Instruction> Copy nothing but the text: reproduce each line of the listing exactly and leave the pictures out.

***** Supplied information

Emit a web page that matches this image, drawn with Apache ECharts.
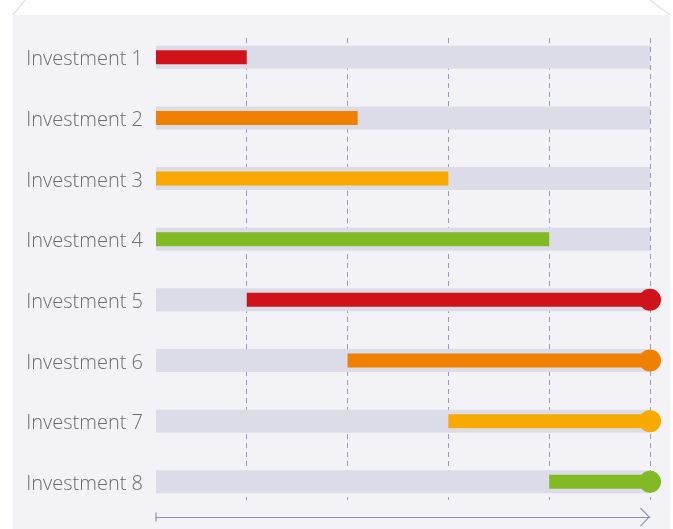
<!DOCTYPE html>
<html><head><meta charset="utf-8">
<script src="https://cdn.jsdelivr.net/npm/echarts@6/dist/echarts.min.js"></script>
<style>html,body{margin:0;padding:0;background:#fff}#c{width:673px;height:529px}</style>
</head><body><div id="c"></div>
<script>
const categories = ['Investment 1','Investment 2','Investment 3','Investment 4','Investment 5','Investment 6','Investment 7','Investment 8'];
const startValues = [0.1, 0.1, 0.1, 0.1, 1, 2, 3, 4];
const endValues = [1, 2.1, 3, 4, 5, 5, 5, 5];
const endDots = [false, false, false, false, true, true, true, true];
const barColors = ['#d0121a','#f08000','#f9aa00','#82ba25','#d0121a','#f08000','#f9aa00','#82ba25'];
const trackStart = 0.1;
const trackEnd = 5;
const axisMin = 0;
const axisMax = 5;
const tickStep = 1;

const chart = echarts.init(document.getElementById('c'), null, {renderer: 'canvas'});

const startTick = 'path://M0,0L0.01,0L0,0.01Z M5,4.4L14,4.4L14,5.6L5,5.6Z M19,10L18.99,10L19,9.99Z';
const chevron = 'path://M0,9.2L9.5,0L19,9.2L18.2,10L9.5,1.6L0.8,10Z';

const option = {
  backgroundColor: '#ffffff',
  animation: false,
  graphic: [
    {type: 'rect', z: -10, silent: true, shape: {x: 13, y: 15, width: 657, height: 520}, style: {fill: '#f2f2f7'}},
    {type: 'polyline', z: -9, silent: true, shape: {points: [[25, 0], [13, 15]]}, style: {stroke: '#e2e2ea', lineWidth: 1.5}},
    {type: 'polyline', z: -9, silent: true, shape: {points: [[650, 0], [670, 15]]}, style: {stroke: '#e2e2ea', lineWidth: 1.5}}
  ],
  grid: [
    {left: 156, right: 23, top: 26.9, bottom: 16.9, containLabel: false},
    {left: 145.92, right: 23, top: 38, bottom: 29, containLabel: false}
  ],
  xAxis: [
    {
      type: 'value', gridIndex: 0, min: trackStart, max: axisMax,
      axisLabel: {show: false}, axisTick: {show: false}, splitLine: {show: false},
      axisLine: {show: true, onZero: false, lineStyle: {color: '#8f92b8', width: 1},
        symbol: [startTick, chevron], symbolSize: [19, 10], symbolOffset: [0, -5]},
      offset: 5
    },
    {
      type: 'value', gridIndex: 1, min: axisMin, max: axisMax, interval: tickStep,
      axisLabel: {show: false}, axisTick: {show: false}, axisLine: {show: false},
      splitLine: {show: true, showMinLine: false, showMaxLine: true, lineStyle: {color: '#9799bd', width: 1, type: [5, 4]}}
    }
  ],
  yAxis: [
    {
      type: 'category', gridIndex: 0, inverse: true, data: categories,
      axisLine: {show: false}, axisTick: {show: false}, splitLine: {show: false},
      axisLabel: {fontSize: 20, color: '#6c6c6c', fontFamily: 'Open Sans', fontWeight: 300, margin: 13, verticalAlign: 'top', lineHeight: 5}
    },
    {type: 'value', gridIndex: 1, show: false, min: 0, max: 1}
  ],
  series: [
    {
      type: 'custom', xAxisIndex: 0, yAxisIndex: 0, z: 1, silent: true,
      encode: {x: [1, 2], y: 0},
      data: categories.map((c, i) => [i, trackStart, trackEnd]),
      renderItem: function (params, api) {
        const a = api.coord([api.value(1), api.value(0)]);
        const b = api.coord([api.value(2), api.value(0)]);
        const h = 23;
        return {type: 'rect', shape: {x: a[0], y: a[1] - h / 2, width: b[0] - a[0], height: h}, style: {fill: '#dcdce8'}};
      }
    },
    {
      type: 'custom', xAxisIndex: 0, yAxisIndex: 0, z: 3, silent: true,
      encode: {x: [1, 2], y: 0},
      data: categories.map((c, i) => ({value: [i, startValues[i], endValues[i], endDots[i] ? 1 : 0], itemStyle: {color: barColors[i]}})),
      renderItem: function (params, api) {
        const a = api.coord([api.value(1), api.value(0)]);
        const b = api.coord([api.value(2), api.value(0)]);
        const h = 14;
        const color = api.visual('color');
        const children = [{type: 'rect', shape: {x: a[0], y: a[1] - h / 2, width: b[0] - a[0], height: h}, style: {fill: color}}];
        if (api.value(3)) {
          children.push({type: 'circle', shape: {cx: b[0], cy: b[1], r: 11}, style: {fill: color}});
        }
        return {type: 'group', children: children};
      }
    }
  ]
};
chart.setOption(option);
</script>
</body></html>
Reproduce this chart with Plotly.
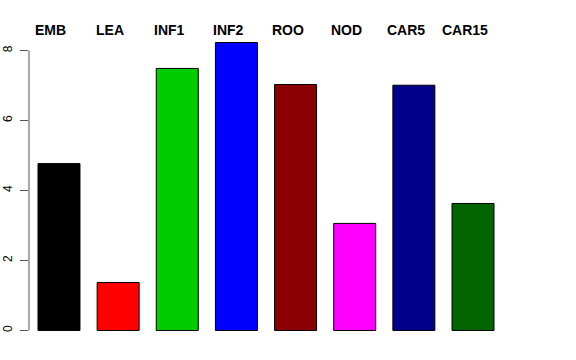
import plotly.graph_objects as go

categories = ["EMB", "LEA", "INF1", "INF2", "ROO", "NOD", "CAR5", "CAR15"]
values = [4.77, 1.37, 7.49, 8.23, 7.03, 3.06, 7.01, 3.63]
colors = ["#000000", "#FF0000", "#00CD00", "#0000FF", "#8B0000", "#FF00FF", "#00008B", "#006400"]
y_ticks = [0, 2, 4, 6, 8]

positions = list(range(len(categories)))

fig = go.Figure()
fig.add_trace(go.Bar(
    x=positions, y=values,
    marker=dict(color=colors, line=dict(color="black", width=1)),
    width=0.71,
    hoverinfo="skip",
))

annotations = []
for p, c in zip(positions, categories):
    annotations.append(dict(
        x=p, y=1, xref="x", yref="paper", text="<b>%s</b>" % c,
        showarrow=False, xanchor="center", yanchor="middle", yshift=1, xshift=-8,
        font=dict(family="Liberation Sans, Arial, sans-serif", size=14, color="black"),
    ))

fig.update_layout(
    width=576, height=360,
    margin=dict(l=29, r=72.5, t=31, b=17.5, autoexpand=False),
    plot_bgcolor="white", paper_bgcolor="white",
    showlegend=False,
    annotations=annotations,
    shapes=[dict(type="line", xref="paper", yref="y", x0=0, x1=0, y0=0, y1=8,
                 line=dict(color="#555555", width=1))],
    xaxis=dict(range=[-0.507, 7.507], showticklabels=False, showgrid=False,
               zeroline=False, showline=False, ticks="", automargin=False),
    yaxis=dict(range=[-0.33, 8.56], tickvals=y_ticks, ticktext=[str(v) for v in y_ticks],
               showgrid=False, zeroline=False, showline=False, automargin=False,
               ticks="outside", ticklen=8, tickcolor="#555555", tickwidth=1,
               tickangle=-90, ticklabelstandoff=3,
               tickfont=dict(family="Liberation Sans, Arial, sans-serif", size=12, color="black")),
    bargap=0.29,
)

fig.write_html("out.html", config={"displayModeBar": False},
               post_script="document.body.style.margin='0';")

**********

Task output>
Emit a web page that matches this image, drawn with Apache ECharts.
<!DOCTYPE html>
<html><head><meta charset="utf-8">
<script src="https://cdn.jsdelivr.net/npm/echarts@6/dist/echarts.min.js"></script>
<style>html,body{margin:0;padding:0;background:#fff}#c{width:673px;height:529px}</style>
</head><body><div id="c"></div>
<script>
const categories = ['Investment 1','Investment 2','Investment 3','Investment 4','Investment 5','Investment 6','Investment 7','Investment 8'];
const startValues = [0.1, 0.1, 0.1, 0.1, 1, 2, 3, 4];
const endValues = [1, 2.1, 3, 4, 5, 5, 5, 5];
const endDots = [false, false, false, false, true, true, true, true];
const barColors = ['#d0121a','#f08000','#f9aa00','#82ba25','#d0121a','#f08000','#f9aa00','#82ba25'];
const trackStart = 0.1;
const trackEnd = 5;
const axisMin = 0;
const axisMax = 5;
const tickStep = 1;

const chart = echarts.init(document.getElementById('c'), null, {renderer: 'canvas'});

const startTick = 'path://M0,0L0.01,0L0,0.01Z M5,4.4L14,4.4L14,5.6L5,5.6Z M19,10L18.99,10L19,9.99Z';
const chevron = 'path://M0,9.2L9.5,0L19,9.2L18.2,10L9.5,1.6L0.8,10Z';

const option = {
  backgroundColor: '#ffffff',
  animation: false,
  graphic: [
    {type: 'rect', z: -10, silent: true, shape: {x: 13, y: 15, width: 657, height: 520}, style: {fill: '#f2f2f7'}},
    {type: 'polyline', z: -9, silent: true, shape: {points: [[25, 0], [13, 15]]}, style: {stroke: '#e2e2ea', lineWidth: 1.5}},
    {type: 'polyline', z: -9, silent: true, shape: {points: [[650, 0], [670, 15]]}, style: {stroke: '#e2e2ea', lineWidth: 1.5}}
  ],
  grid: [
    {left: 156, right: 23, top: 26.9, bottom: 16.9, containLabel: false},
    {left: 145.92, right: 23, top: 38, bottom: 29, containLabel: false}
  ],
  xAxis: [
    {
      type: 'value', gridIndex: 0, min: trackStart, max: axisMax,
      axisLabel: {show: false}, axisTick: {show: false}, splitLine: {show: false},
      axisLine: {show: true, onZero: false, lineStyle: {color: '#8f92b8', width: 1},
        symbol: [startTick, chevron], symbolSize: [19, 10], symbolOffset: [0, -5]},
      offset: 5
    },
    {
      type: 'value', gridIndex: 1, min: axisMin, max: axisMax, interval: tickStep,
      axisLabel: {show: false}, axisTick: {show: false}, axisLine: {show: false},
      splitLine: {show: true, showMinLine: false, showMaxLine: true, lineStyle: {color: '#9799bd', width: 1, type: [5, 4]}}
    }
  ],
  yAxis: [
    {
      type: 'category', gridIndex: 0, inverse: true, data: categories,
      axisLine: {show: false}, axisTick: {show: false}, splitLine: {show: false},
      axisLabel: {fontSize: 20, color: '#6c6c6c', fontFamily: 'Open Sans', fontWeight: 300, margin: 13, verticalAlign: 'top', lineHeight: 5}
    },
    {type: 'value', gridIndex: 1, show: false, min: 0, max: 1}
  ],
  series: [
    {
      type: 'custom', xAxisIndex: 0, yAxisIndex: 0, z: 1, silent: true,
      encode: {x: [1, 2], y: 0},
      data: categories.map((c, i) => [i, trackStart, trackEnd]),
      renderItem: function (params, api) {
        const a = api.coord([api.value(1), api.value(0)]);
        const b = api.coord([api.value(2), api.value(0)]);
        const h = 23;
        return {type: 'rect', shape: {x: a[0], y: a[1] - h / 2, width: b[0] - a[0], height: h}, style: {fill: '#dcdce8'}};
      }
    },
    {
      type: 'custom', xAxisIndex: 0, yAxisIndex: 0, z: 3, silent: true,
      encode: {x: [1, 2], y: 0},
      data: categories.map((c, i) => ({value: [i, startValues[i], endValues[i], endDots[i] ? 1 : 0], itemStyle: {color: barColors[i]}})),
      renderItem: function (params, api) {
        const a = api.coord([api.value(1), api.value(0)]);
        const b = api.coord([api.value(2), api.value(0)]);
        const h = 14;
        const color = api.visual('color');
        const children = [{type: 'rect', shape: {x: a[0], y: a[1] - h / 2, width: b[0] - a[0], height: h}, style: {fill: color}}];
        if (api.value(3)) {
          children.push({type: 'circle', shape: {cx: b[0], cy: b[1], r: 11}, style: {fill: color}});
        }
        return {type: 'group', children: children};
      }
    }
  ]
};
chart.setOption(option);
</script>
</body></html>
Reproduce this chart with Plotly.
import plotly.graph_objects as go

categories = ["EMB", "LEA", "INF1", "INF2", "ROO", "NOD", "CAR5", "CAR15"]
values = [4.77, 1.37, 7.49, 8.23, 7.03, 3.06, 7.01, 3.63]
colors = ["#000000", "#FF0000", "#00CD00", "#0000FF", "#8B0000", "#FF00FF", "#00008B", "#006400"]
y_ticks = [0, 2, 4, 6, 8]

positions = list(range(len(categories)))

fig = go.Figure()
fig.add_trace(go.Bar(
    x=positions, y=values,
    marker=dict(color=colors, line=dict(color="black", width=1)),
    width=0.71,
    hoverinfo="skip",
))

annotations = []
for p, c in zip(positions, categories):
    annotations.append(dict(
        x=p, y=1, xref="x", yref="paper", text="<b>%s</b>" % c,
        showarrow=False, xanchor="center", yanchor="middle", yshift=1, xshift=-8,
        font=dict(family="Liberation Sans, Arial, sans-serif", size=14, color="black"),
    ))

fig.update_layout(
    width=576, height=360,
    margin=dict(l=29, r=72.5, t=31, b=17.5, autoexpand=False),
    plot_bgcolor="white", paper_bgcolor="white",
    showlegend=False,
    annotations=annotations,
    shapes=[dict(type="line", xref="paper", yref="y", x0=0, x1=0, y0=0, y1=8,
                 line=dict(color="#555555", width=1))],
    xaxis=dict(range=[-0.507, 7.507], showticklabels=False, showgrid=False,
               zeroline=False, showline=False, ticks="", automargin=False),
    yaxis=dict(range=[-0.33, 8.56], tickvals=y_ticks, ticktext=[str(v) for v in y_ticks],
               showgrid=False, zeroline=False, showline=False, automargin=False,
               ticks="outside", ticklen=8, tickcolor="#555555", tickwidth=1,
               tickangle=-90, ticklabelstandoff=3,
               tickfont=dict(family="Liberation Sans, Arial, sans-serif", size=12, color="black")),
    bargap=0.29,
)

fig.write_html("out.html", config={"displayModeBar": False},
               post_script="document.body.style.margin='0';")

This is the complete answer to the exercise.